ANKARA - Turquie News, lundi 20 août 2007 - Quatre mois après la mise en échec de sa première tentative, Abdullah Gül, ministre turc des Affaires étrangères, issu de la mouvance islamiste, soumet une nouvelle fois ce lundi aux voix des députés sa candidature à la présidence du pays.
Gül apparaît comme le favori de l’élection à la présidence de la République, dont le premier tour se déroule aujourd’hui au Parlement.

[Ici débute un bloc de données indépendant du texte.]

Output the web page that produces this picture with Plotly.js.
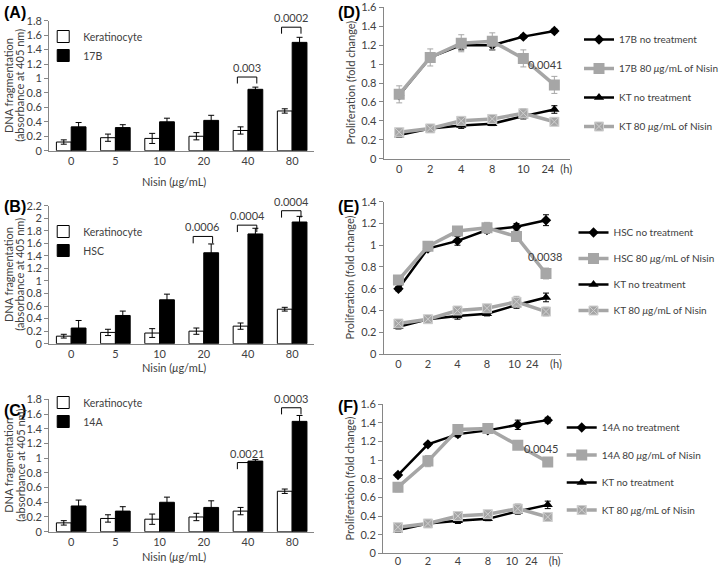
<!DOCTYPE html>
<html><head><meta charset="utf-8">
<script src="https://cdn.plot.ly/plotly-3.0.1.min.js"></script>
<style>html,body{margin:0;padding:0;background:#fff}#chart{width:724px;height:567px}</style>
</head><body><div id="chart"></div>
<script>
// ---------- data: DNA fragmentation (bar panels A-C) ----------
const doseCats = ["0", "5", "10", "20", "40", "80"];
const kerMean = [0.12, 0.18, 0.17, 0.20, 0.28, 0.55];
const kerErr  = [0.03, 0.05, 0.07, 0.05, 0.05, 0.03];
const b17Mean = [0.33, 0.32, 0.40, 0.42, 0.85, 1.50];
const b17Err  = [0.06, 0.04, 0.05, 0.07, 0.03, 0.07];
const hscMean = [0.25, 0.45, 0.70, 1.45, 1.75, 1.94];
const hscErr  = [0.12, 0.07, 0.09, 0.14, 0.09, 0.09];
const a14Mean = [0.35, 0.28, 0.40, 0.33, 0.96, 1.50];
const a14Err  = [0.08, 0.06, 0.07, 0.09, 0.02, 0.08];

// p-value brackets
const aPCats = ["40", "80"];        const aPText = ["0.003", "0.0002"];          const aPLevel = [1.02, 1.71];
const bPCats = ["20", "40", "80"];  const bPText = ["0.0006", "0.0004", "0.0004"]; const bPLevel = [1.71, 1.89, 2.12];
const cPCats = ["40", "80"];        const cPText = ["0.0021", "0.0003"];         const cPLevel = [0.94, 1.685];

// ---------- data: proliferation (line panels D-F) ----------
const hourLabels = ["0", "2", "4", "8", "10", "24"];
const hourUnit = "(h)";
const b17NoTx     = [0.67, 1.07, 1.20, 1.20, 1.29, 1.35];
const b17NoTxErr  = [0.03, 0.03, 0.05, 0.05, 0.02, 0.02];
const b17Nisin    = [0.68, 1.07, 1.22, 1.24, 1.06, 0.78];
const b17NisinErr = [0.09, 0.09, 0.09, 0.09, 0.09, 0.09];
const hscNoTx     = [0.60, 0.97, 1.04, 1.14, 1.17, 1.23];
const hscNoTxErr  = [0.02, 0.02, 0.04, 0.03, 0.03, 0.05];
const hscNisin    = [0.68, 0.99, 1.13, 1.16, 1.08, 0.74];
const hscNisinErr = [0.03, 0.03, 0.03, 0.05, 0.04, 0.05];
const a14NoTx     = [0.84, 1.17, 1.28, 1.32, 1.38, 1.43];
const a14NoTxErr  = [0.02, 0.02, 0.03, 0.03, 0.05, 0.03];
const a14Nisin    = [0.71, 0.99, 1.33, 1.34, 1.16, 0.98];
const a14NisinErr = [0.05, 0.06, 0.02, 0.02, 0.02, 0.03];
const ktNoTx      = [0.25, 0.32, 0.35, 0.37, 0.45, 0.52];
const ktNoTxErr   = [0.02, 0.02, 0.03, 0.02, 0.03, 0.04];
const ktNisin     = [0.28, 0.32, 0.40, 0.42, 0.48, 0.39];
const ktNisinErr  = [0.03, 0.02, 0.03, 0.03, 0.05, 0.04];
const pLineText = ["0.0041", "0.0038", "0.0045"];

// ---------- helpers ----------
const W = 724, H = 567;
const FONT = 'Lato, "Open Sans", sans-serif';
const TXT = '#404040';
const AX = '#868686';
const GRAY = '#a6a6a6';
const px = x => x / W;
const py = y => 1 - y / H;
const sfx = n => (n === 1 ? '' : String(n));
const MU = '<i>μ</i>';

const traces = [];
const shapes = [];
const annotations = [];

function barPanel(n, cellName, cellMean, cellErr) {
  const common = { type: 'bar', x: doseCats, xaxis: 'x' + sfx(n), yaxis: 'y' + sfx(n), legend: 'legend' + sfx(n) };
  traces.push(Object.assign({}, common, {
    name: 'Keratinocyte', y: kerMean,
    error_y: { type: 'data', array: kerErr, color: '#000', thickness: 1, width: 3 },
    marker: { color: '#ffffff', line: { color: '#000', width: 1 } }
  }));
  traces.push(Object.assign({}, common, {
    name: cellName, y: cellMean,
    error_y: { type: 'data', array: cellErr, color: '#000', thickness: 1, width: 3 },
    marker: { color: '#000000', line: { color: '#000', width: 1 } }
  }));
}
barPanel(1, '17B', b17Mean, b17Err);
barPanel(2, 'HSC', hscMean, hscErr);
barPanel(3, '14A', a14Mean, a14Err);

function brackets(n, cats, texts, levels, yRange) {
  const xr = 'x' + sfx(n), yr = 'y' + sfx(n);
  const drop = 0.05 * yRange;
  cats.forEach((c, k) => {
    const i = doseCats.indexOf(c);
    const x0 = i - 0.24, x1 = i + 0.2, top = levels[k], bot = levels[k] - drop;
    const ln = { type: 'line', xref: xr, yref: yr, line: { color: '#000', width: 1 } };
    shapes.push(Object.assign({}, ln, { x0: x0, x1: x0, y0: bot, y1: top }));
    shapes.push(Object.assign({}, ln, { x0: x0, x1: x1, y0: top, y1: top }));
    shapes.push(Object.assign({}, ln, { x0: x1, x1: x1, y0: bot, y1: top }));
    annotations.push({ xref: xr, yref: yr, x: (x0 + x1) / 2, y: top, text: texts[k], showarrow: false,
      yanchor: 'bottom', yshift: 1, font: { family: FONT, size: 11, color: TXT } });
  });
}
brackets(1, aPCats, aPText, aPLevel, 1.8);
brackets(2, bPCats, bPText, bPLevel, 2.2);
brackets(3, cPCats, cPText, cPLevel, 1.8);

const hourIdx = hourLabels.map((_, i) => i);
function linePanel(n, cellName, noTx, noTxErr, nis, nisErr) {
  const common = { type: 'scatter', mode: 'lines+markers', x: hourIdx, xaxis: 'x' + sfx(n), yaxis: 'y' + sfx(n), legend: 'legend' + sfx(n) };
  traces.push(Object.assign({}, common, {
    name: cellName + ' no treatment', y: noTx, legendgroup: 'g1' + n,
    error_y: { type: 'data', array: noTxErr, color: '#000', thickness: 1, width: 3 },
    line: { color: '#000', width: 2.5 }, marker: { symbol: 'diamond', size: 8, color: '#000' }
  }));
  traces.push(Object.assign({}, common, {
    name: cellName + ' 80 ' + MU + 'g/mL of Nisin', y: nis, legendgroup: 'g2' + n,
    error_y: { type: 'data', array: nisErr, color: GRAY, thickness: 1, width: 3 },
    line: { color: GRAY, width: 3.5 }, marker: { symbol: 'square', size: 11, color: GRAY }
  }));
  traces.push(Object.assign({}, common, {
    name: 'KT no treatment', y: ktNoTx, legendgroup: 'g3' + n,
    error_y: { type: 'data', array: ktNoTxErr, color: '#000', thickness: 1, width: 3 },
    line: { color: '#000', width: 2.5 }, marker: { symbol: 'triangle-up', size: 9, color: '#000' }
  }));
  traces.push(Object.assign({}, common, {
    name: 'KT 80 ' + MU + 'g/mL of Nisin', y: ktNisin, legendgroup: 'g4' + n,
    error_y: { type: 'data', array: ktNisinErr, color: GRAY, thickness: 1, width: 3 },
    line: { color: GRAY, width: 3.5 }, marker: { symbol: 'square-x', size: 9, color: GRAY, line: { color: '#cfcfcf', width: 1 } }
  }));
}
linePanel(4, '17B', b17NoTx, b17NoTxErr, b17Nisin, b17NisinErr);
linePanel(5, 'HSC', hscNoTx, hscNoTxErr, hscNisin, hscNisinErr);
linePanel(6, '14A', a14NoTx, a14NoTxErr, a14Nisin, a14NisinErr);

// p-values on line panels
[[4, 4.72, 1.0], [5, 4.99, 0.894], [6, 4.8, 1.13]].forEach((p, k) => {
  annotations.push({ xref: 'x' + p[0], yref: 'y' + p[0], x: p[1], y: p[2], text: pLineText[k], showarrow: false,
    font: { family: FONT, size: 11, color: TXT } });
});

// panel letters
[['(A)', 2, 12.5], ['(B)', 2, 206], ['(C)', 2, 410], ['(D)', 342, 12.5], ['(E)', 342, 206], ['(F)', 342, 406]].forEach(p => {
  annotations.push({ xref: 'paper', yref: 'paper', x: px(p[1]), y: py(p[2]), xanchor: 'left', yanchor: 'middle',
    text: '<b>' + p[0] + '</b>', showarrow: false, font: { family: '"Liberation Sans", Arial, sans-serif', size: 16, color: '#000' } });
});

// axis titles (placed as paper annotations for exact positioning)
const titleFont = { family: FONT, size: 11, color: TXT };
function yTitle(lines, xs, top, bottom) {
  lines.forEach((t, k) => annotations.push({ xref: 'paper', yref: 'paper', x: px(xs[k]), y: py((top + bottom) / 2),
    xanchor: 'center', yanchor: 'middle', textangle: -90, text: t, showarrow: false, font: titleFont }));
}
function xTitle(t, x, y) {
  annotations.push({ xref: 'paper', yref: 'paper', x: px(x), y: py(y), xanchor: 'center', yanchor: 'middle',
    text: t, showarrow: false, font: titleFont });
}
const DNA = ['DNA fragmentation', '(absorbance at 405 nm)'];
const PRO = ['Proliferation (fold change)'];
const NIS = 'Nisin (' + MU + 'g/mL)';
yTitle(DNA, [8.5, 20.5], 20.7, 150.7);
yTitle(DNA, [8.5, 20.5], 205.7, 343.7);
yTitle(DNA, [8.5, 20.5], 399.3, 531.7);
yTitle(PRO, [356], 7.3, 158.7);
yTitle(PRO, [356], 201.7, 354);
yTitle(PRO, [356], 404.3, 553.3);
xTitle(NIS, 177, 181.7);
xTitle(NIS, 177, 367.7);
xTitle(NIS, 177, 556.7);

// ---------- axes ----------
function yAxis(top, bottom, range, anchor) {
  return {
    domain: [py(bottom), py(top)], range: range, dtick: 0.2, tick0: 0, anchor: anchor,
    showline: true, linecolor: AX, linewidth: 1, ticks: 'outside', ticklen: 4, tickcolor: AX,
    showgrid: false, zeroline: false, fixedrange: true,
    tickfont: { family: FONT, size: 11, color: TXT }
  };
}
function xBar(anchor) {
  return {
    domain: [px(50), px(320)], type: 'category', anchor: anchor,
    showline: true, linecolor: AX, linewidth: 1, ticks: '', showgrid: false, zeroline: false, fixedrange: true,
    tickfont: { family: FONT, size: 11, color: TXT }
  };
}
function xLine(left, right, anchor, tickvals, standoff) {
  return {
    domain: [px(left), px(right)], range: [-0.5, 5.5], anchor: anchor,
    showline: true, linecolor: AX, linewidth: 1, ticks: '', showgrid: false, zeroline: false, fixedrange: true,
    tickmode: 'array', tickvals: tickvals, ticktext: hourLabels.concat([hourUnit]),
    ticklabelstandoff: standoff,
    tickfont: { family: FONT, size: 11, color: TXT }
  };
}

function lineLegend(x, top, gap) {
  return { x: px(x), y: py(top), xanchor: 'left', yanchor: 'top', bgcolor: 'rgba(0,0,0,0)',
    traceorder: 'grouped', tracegroupgap: gap, font: { family: FONT, size: 10, color: TXT } };
}
function barLegend(x, top) {
  return { x: px(x), y: py(top), xanchor: 'left', yanchor: 'top', bgcolor: 'rgba(0,0,0,0)',
    font: { family: FONT, size: 10.5, color: TXT } };
}

const layout = {
  width: W, height: H, margin: { l: 0, r: 0, t: 0, b: 0 },
  paper_bgcolor: '#fff', plot_bgcolor: '#fff',
  font: { family: FONT, size: 11, color: TXT },
  barmode: 'group', bargap: 0.33, bargroupgap: 0,
  xaxis:  xBar('y'),
  yaxis:  yAxis(20.7, 150.7, [0, 1.8], 'x'),
  xaxis2: xBar('y2'),
  yaxis2: yAxis(205.7, 343.7, [0, 2.2], 'x2'),
  xaxis3: xBar('y3'),
  yaxis3: yAxis(399.3, 531.7, [0, 1.8], 'x3'),
  xaxis4: xLine(390.7, 580.3, 'y4', [0, 1, 2, 3, 4, 4.79, 5.38], 0),
  yaxis4: yAxis(7.3, 158.7, [0, 1.6], 'x4'),
  xaxis5: xLine(390.7, 571, 'y5', [0, 1, 2, 3, 3.93, 4.53, 5.34], 0),
  yaxis5: yAxis(201.7, 354, [0, 1.4], 'x5'),
  xaxis6: xLine(390, 573, 'y6', [0, 1, 2, 3, 3.8, 4.45, 5.23], -3),
  yaxis6: yAxis(404.3, 553.3, [0, 1.6], 'x6'),
  legend:  barLegend(44, 22),
  legend2: barLegend(44, 217),
  legend3: barLegend(44, 388),
  legend4: lineLegend(590, 25, 10),
  legend5: lineLegend(584, 218, 7),
  legend6: lineLegend(572, 413, 8.5),
  shapes: shapes,
  annotations: annotations
};

Plotly.newPlot('chart', traces, layout, { displayModeBar: false, staticPlot: true });
</script>
</body></html>
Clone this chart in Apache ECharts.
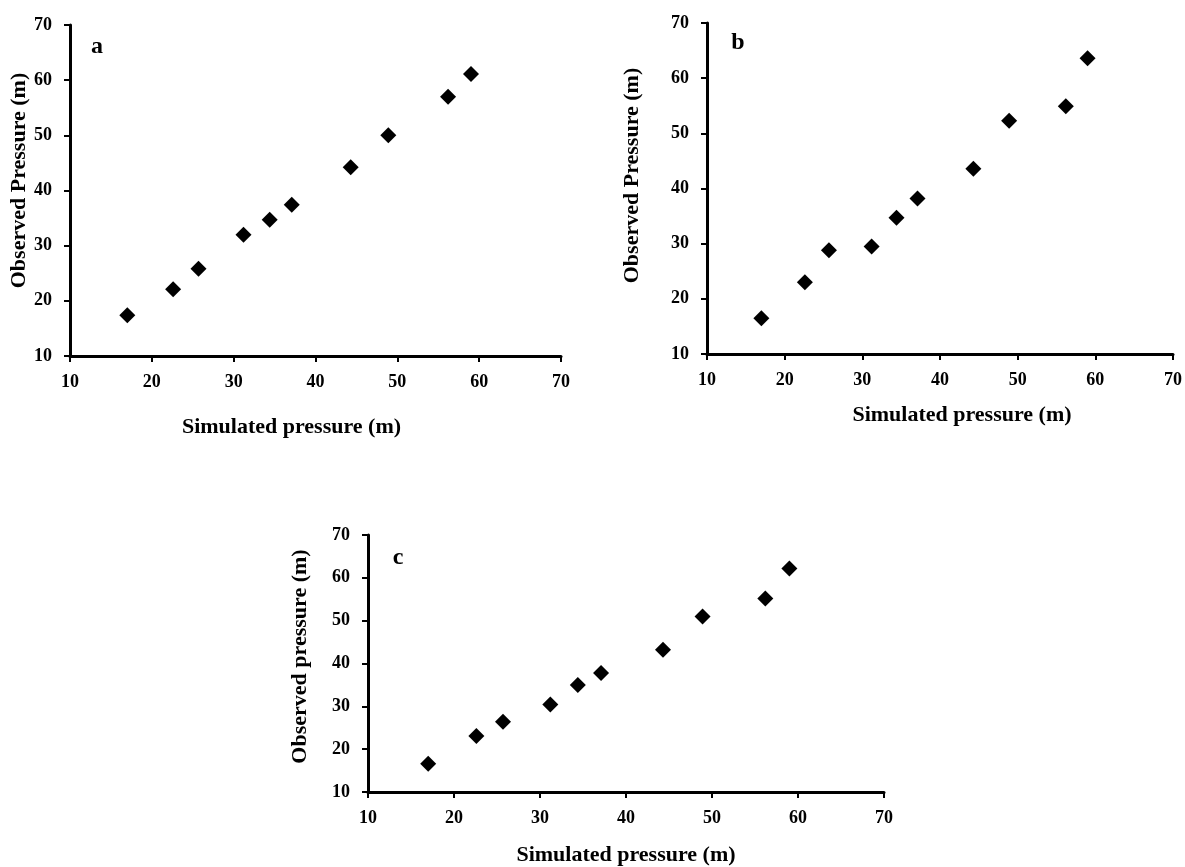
<!DOCTYPE html>
<html>
<head>
<meta charset="utf-8">
<script src="https://cdn.jsdelivr.net/npm/echarts@6/dist/echarts.min.js"></script>
<style>
  html, body { margin: 0; padding: 0; background: #fff; }
  #chart { width: 1185px; height: 867px; }
</style>
</head>
<body>
<div id="chart"></div>
<script>
// simulated pressure (m), same for all three panels
var simulated = [17.0, 22.6, 25.7, 31.2, 34.4, 37.1, 44.3, 48.9, 56.2, 59.0];
// observed pressure (m) per panel
var observedA = [17.4, 22.1, 25.8, 32.0, 34.7, 37.4, 44.2, 50.0, 57.0, 61.1];
var observedB = [16.5, 23.0, 28.8, 29.5, 34.7, 38.2, 43.6, 52.3, 54.9, 63.6];
var observedC = [16.6, 23.1, 26.4, 30.4, 35.0, 37.8, 43.2, 51.0, 55.2, 62.2];
var panelLetters = ['a', 'b', 'c'];
var yNames = ['Observed Pressure (m)', 'Observed Pressure (m)', 'Observed pressure (m)'];
var xName = 'Simulated pressure (m)';
var axisMin = 10, axisMax = 70, axisStep = 10;

var font = 'Liberation Serif';

function pairs(xs, ys) {
  return xs.map(function (x, i) { return [x, ys[i]]; });
}

// grid boxes in px
var grids = [
  { left: 70, top: 25, width: 491, height: 331 },
  { left: 707, top: 23, width: 467, height: 331 },
  { left: 368, top: 535, width: 516, height: 259 }
];
var xNameGap = [60, 50, 52];
var xNamePad = [[0, 48, 0, 0], [0, 0, 0, 44], [0, 0, 0, 0]];
var yNameGap = [40, 64, 57];
var yNamePad = [[0, 0, 0, 20], [0, 0, 0, 26], [0, 0, 0, 14]];
var letterPos = [[97, 47], [738, 43], [398, 558]];

function xAxisOf(i) {
  return {
    gridIndex: i, type: 'value', min: axisMin, max: axisMax, interval: axisStep,
    name: xName, nameLocation: 'middle', nameGap: xNameGap[i],
    nameTextStyle: { fontFamily: font, fontWeight: 'bold', fontSize: 22, color: '#000', padding: xNamePad[i] },
    axisLine: { onZero: false, lineStyle: { color: '#000', width: 3 } },
    axisTick: { show: true, length: 6, lineStyle: { color: '#000', width: 2 } },
    axisLabel: { fontFamily: font, fontWeight: 'bold', fontSize: 18, color: '#000', margin: 17 },
    splitLine: { show: false }
  };
}
function yAxisOf(i) {
  return {
    gridIndex: i, type: 'value', min: axisMin, max: axisMax, interval: axisStep,
    name: yNames[i], nameLocation: 'middle', nameGap: yNameGap[i],
    nameTextStyle: { fontFamily: font, fontWeight: 'bold', fontSize: 22, color: '#000', padding: yNamePad[i] },
    axisLine: { onZero: false, lineStyle: { color: '#000', width: 3 } },
    axisTick: { show: true, length: 6, lineStyle: { color: '#000', width: 2 } },
    axisLabel: { fontFamily: font, fontWeight: 'bold', fontSize: 18, color: '#000', margin: 18 },
    splitLine: { show: false }
  };
}

var observed = [observedA, observedB, observedC];
var option = {
  backgroundColor: '#fff',
  animation: false,
  grid: grids,
  xAxis: [0, 1, 2].map(xAxisOf),
  yAxis: [0, 1, 2].map(yAxisOf),
  series: observed.map(function (ys, i) {
    return {
      type: 'scatter', xAxisIndex: i, yAxisIndex: i,
      symbol: 'diamond', symbolSize: 16,
      itemStyle: { color: '#000', opacity: 1 },
      data: pairs(simulated, ys)
    };
  }),
  graphic: panelLetters.map(function (t, i) {
    return {
      type: 'text', x: letterPos[i][0], y: letterPos[i][1],
      style: { text: t, font: 'bold 24px "Liberation Serif"', fill: '#000', align: 'center', verticalAlign: 'middle' }
    };
  })
};

var chart = echarts.init(document.getElementById('chart'));
chart.setOption(option);
</script>
</body>
</html>
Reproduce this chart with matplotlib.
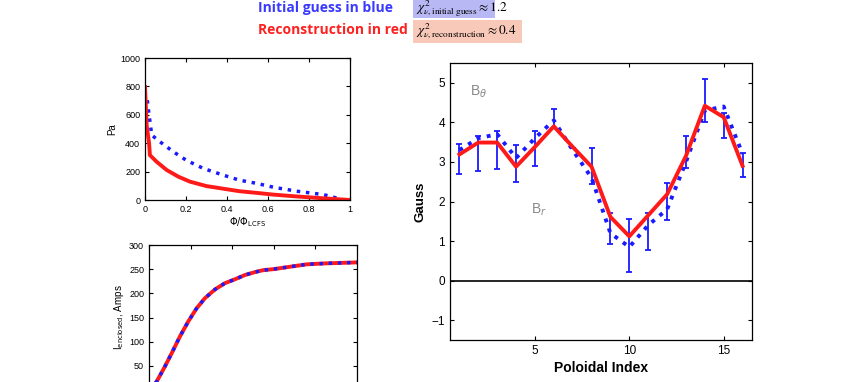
import matplotlib
matplotlib.use("Agg")
import matplotlib.pyplot as plt
from matplotlib.patches import Rectangle

# ---- data ----
# pressure profile (Pa) vs normalized flux
p_red_x = [0.0, 0.008, 0.02, 0.024, 0.057, 0.106, 0.163, 0.22, 0.30, 0.38, 0.46, 0.545, 0.626, 0.74, 0.87, 1.0]
p_red_y = [796, 527, 398, 316, 269, 211, 164, 129, 98, 80, 62, 50, 38, 25, 12, 0]
p_blue_x = [0.011, 0.02, 0.033, 0.073, 0.138, 0.20, 0.285, 0.38, 0.46, 0.545, 0.626, 0.74, 0.87, 0.935, 0.97]
p_blue_y = [703, 597, 457, 410, 340, 281, 222, 176, 140, 117, 90, 62, 38, 14, 0]

# enclosed current (Amps) vs normalized flux
i_x = [0.0, 0.037, 0.077, 0.109, 0.149, 0.189, 0.229, 0.269, 0.317, 0.365, 0.413, 0.462, 0.51, 0.55, 0.598, 0.758, 0.85, 1.0]
i_y = [0, 17.5, 49, 76, 111, 142, 169, 190, 208, 221, 229, 238, 244, 248, 250, 260, 262, 264]

# magnetic probes
idx = list(range(1, 17))
b_meas = [3.08, 3.22, 3.30, 2.97, 3.33, 4.10, 3.35, 2.90, 1.32, 0.89, 1.24, 2.01, 3.25, 4.55, 3.92, 2.92]
b_err = [0.38, 0.44, 0.47, 0.47, 0.44, 0.24, 0.0, 0.45, 0.39, 0.68, 0.46, 0.47, 0.40, 0.55, 0.32, 0.30]
b_init = [3.30, 3.60, 3.70, 3.10, 3.60, 4.05, 3.30, 2.60, 1.20, 0.85, 1.40, 1.80, 3.00, 4.30, 4.40, 3.20]
b_recon = [3.19, 3.49, 3.49, 2.88, 3.38, 3.90, 3.38, 2.88, 1.61, 1.12, 1.65, 2.18, 3.15, 4.42, 4.13, 2.90]

W, H = 847, 382
fig = plt.figure(figsize=(W / 100, H / 100), dpi=100)
plt.rcParams['font.family'] = ['Liberation Sans', 'DejaVu Sans']

def fx(px):
    return px / W

def fy(py):
    return 1 - py / H

def style(ax, fs):
    ax.tick_params(direction='in', top=True, right=True, labelsize=fs, length=3, width=0.8)
    for s in ax.spines.values():
        s.set_linewidth(0.9)

BLUE = '#1a1aff'
RED = '#ff1a1a'

# top-left: pressure
ax1 = fig.add_axes([fx(145), fy(200), fx(350) - fx(145), (200 - 58) / H])
ax1.plot(p_blue_x, p_blue_y, color=BLUE, ls=':', lw=2.5)
ax1.plot(p_red_x, p_red_y, color=RED, lw=2.8)
ax1.set_xlim(0, 1)
ax1.set_ylim(0, 1000)
ax1.set_xticks([0, 0.2, 0.4, 0.6, 0.8, 1])
ax1.set_xticklabels(['0', '0.2', '0.4', '0.6', '0.8', '1'])
ax1.set_yticks([0, 200, 400, 600, 800, 1000])
style(ax1, 6.5)
ax1.set_ylabel('Pa', fontsize=7, labelpad=2)
ax1.set_xlabel(r'$\Phi/\Phi_{\mathrm{LCFS}}$', fontsize=7, labelpad=1)

# bottom-left: enclosed current (its lower part falls outside the figure)
ax2 = fig.add_axes([fx(149), fy(390), fx(357) - fx(149), (390 - 245) / H])
ax2.plot(i_x, i_y, color=RED, lw=2.8)
ax2.plot(i_x, i_y, color=BLUE, ls=':', lw=2.5)
ax2.set_xlim(0, 1)
ax2.set_ylim(0, 300)
ax2.set_xticks([0, 0.2, 0.4, 0.6, 0.8, 1])
ax2.set_yticks([50, 100, 150, 200, 250, 300])
style(ax2, 6.5)
ax2.tick_params(labelbottom=False)
ax2.set_ylabel(r'I$_{\mathrm{enclosed}}$, Amps', fontsize=7, labelpad=2)

# right: magnetic diagnostics
ax3 = fig.add_axes([fx(450), fy(340), fx(752) - fx(450), (340 - 63) / H])
ax3.axhline(0, color='black', lw=1.2)
ax3.errorbar(idx, b_meas, yerr=b_err, fmt='none', ecolor=BLUE, elinewidth=1.3, capsize=2.5, capthick=1.3)
ax3.plot(idx, b_init, color=BLUE, ls=':', lw=2.8)
ax3.plot(idx, b_recon, color=RED, lw=2.8)
ax3.set_xlim(0.5, 16.5)
ax3.set_ylim(-1.5, 5.5)
ax3.set_xticks([5, 10, 15])
ax3.set_yticks([-1, 0, 1, 2, 3, 4, 5])
style(ax3, 8.5)
ax3.set_ylabel('Gauss', fontsize=9.5, fontweight='bold', labelpad=4)
ax3.set_xlabel('Poloidal Index', fontsize=10, fontweight='bold', labelpad=3)
ax3.text(1.55, 4.77, r'B$_\theta$', color='#8a8a8a', fontsize=10, va='center')
ax3.text(4.8, 1.8, r'B$_r$', color='#8a8a8a', fontsize=10, va='center')

# header texts
fig.text(fx(258), fy(8), 'Initial guess in blue', color='#3a3aff', fontsize=10,
         fontweight='bold', va='center', ha='left', family=['Open Sans', 'DejaVu Sans'])
fig.text(fx(258), fy(30), 'Reconstruction in red', color='#ff2020', fontsize=10,
         fontweight='bold', va='center', ha='left', family=['Open Sans', 'DejaVu Sans'])

fig.patches.append(Rectangle((fx(413), fy(18)), fx(495) - fx(413), 18 / H,
                             transform=fig.transFigure, facecolor='#b8b8f4', edgecolor='none', zorder=0))
fig.patches.append(Rectangle((fx(413), fy(43)), fx(522) - fx(413), 23 / H,
                             transform=fig.transFigure, facecolor='#f8c8b8', edgecolor='none', zorder=0))
fig.text(fx(416), fy(9), r'$\chi^2_{\nu,\mathrm{initial\ guess}}\approx 1.2$', fontsize=9.5,
         va='center', ha='left', math_fontfamily='stix')
fig.text(fx(416), fy(31), r'$\chi^2_{\nu,\mathrm{reconstruction}}\approx 0.4$', fontsize=9.5,
         va='center', ha='left', math_fontfamily='stix')

fig.savefig('out.png', dpi=100)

Au mois d’avril, les milieux laïcs et républicains étaient descendus dans les rues par millions et avait obtenu l’invalidation du scrutin en boycottant le vote. Cette crise politique avait donc débouché sur l’organisation d’élections anticipées. Mais tenus le mois dernier, elles ont de nouveau amené les islamistes de l’AKP au pouvoir, au grand soulagement de l’Union Européenne et des Etats-Unis qui voient en l’ultra-libéralisme de l’AKP leur meilleur allié en Turquie.
Le chef de l’AKP et premier ministre Recep Tayip Erdogan et son bras droit Gül ont maintes fois prétendu qu’ils n’étaient pas des fondamentalistes. Mais le passé sulfureux de Gül et les tentatives de son épouse de porter le "droit au port du voile" devant des cours de justice internationales affirment le contraire. Le port du voile islamique est strictement interdit en Turquie dans les universités et les administrations publiques.
Il est peu probable que M. Gül soit élu lors du premier tour de scrutin qui débute lundi à 15H00 (12H00 GMT), ni lors du second vendredi, l’AKP ne disposant pas des 367 voix -soit les deux-tiers des 550 députés- requises.
Malgré tout, Gül est donné victorieux, a priori au troisième tour prévu le 28 août, inquétant vivement les milieux républicains qui craignent de voir la laïcité s’affaiblir avec son arrivée à la présidence, farouchement soutenue par l’UE et les USA.
Les deux autres candidats auxquels Gül est confronté sont Sebahattin Cakmakoglu (MHP, ancien ministre de la Défense), et Hüseyin Tayfun Icli (DSP, ancien ministre d’Etat). Pour être élu, un candidat doit réunir les deux-tiers des voix, ou bien attendre le troisième tour de scrutin, qui se tient lui à la majorité simple. Les chances des deux autres candidats restent faibles.
Le chef de l’Etat a des fonctions largement symboliques, mais c’est lui qui nomme les hauts fonctionnaires et il peut s’opposer temporairement à l’entrée en application d’une loi adoptée par le Parlement. Il est fort probable qu’une fois président, M. Gül nommera des islamistes dans les institutions d’Etat chargées d’assurer le respect de la laïcité -comme la Cour constitutionnelle ou le Conseil de l’enseignement supérieur ; tout comme l’a fait l’AKP au plus bas de l’échelle pendant ses quatre années au pouvoir.
Il y a dix ans, l’armée, avec le soutien de la large majorité du peuple turc, avait poussé le premier gouvernement islamiste de l’histoire turque -dont M. Gül était membre en tant que ministre d’Etat et porte-parole- à la démission. Aujourd’hui l’AKP prétend avoir abandonné toute référence à l’islam politique et se présente comme un parti "démocrate et conservateur, respectueux de la laïcité".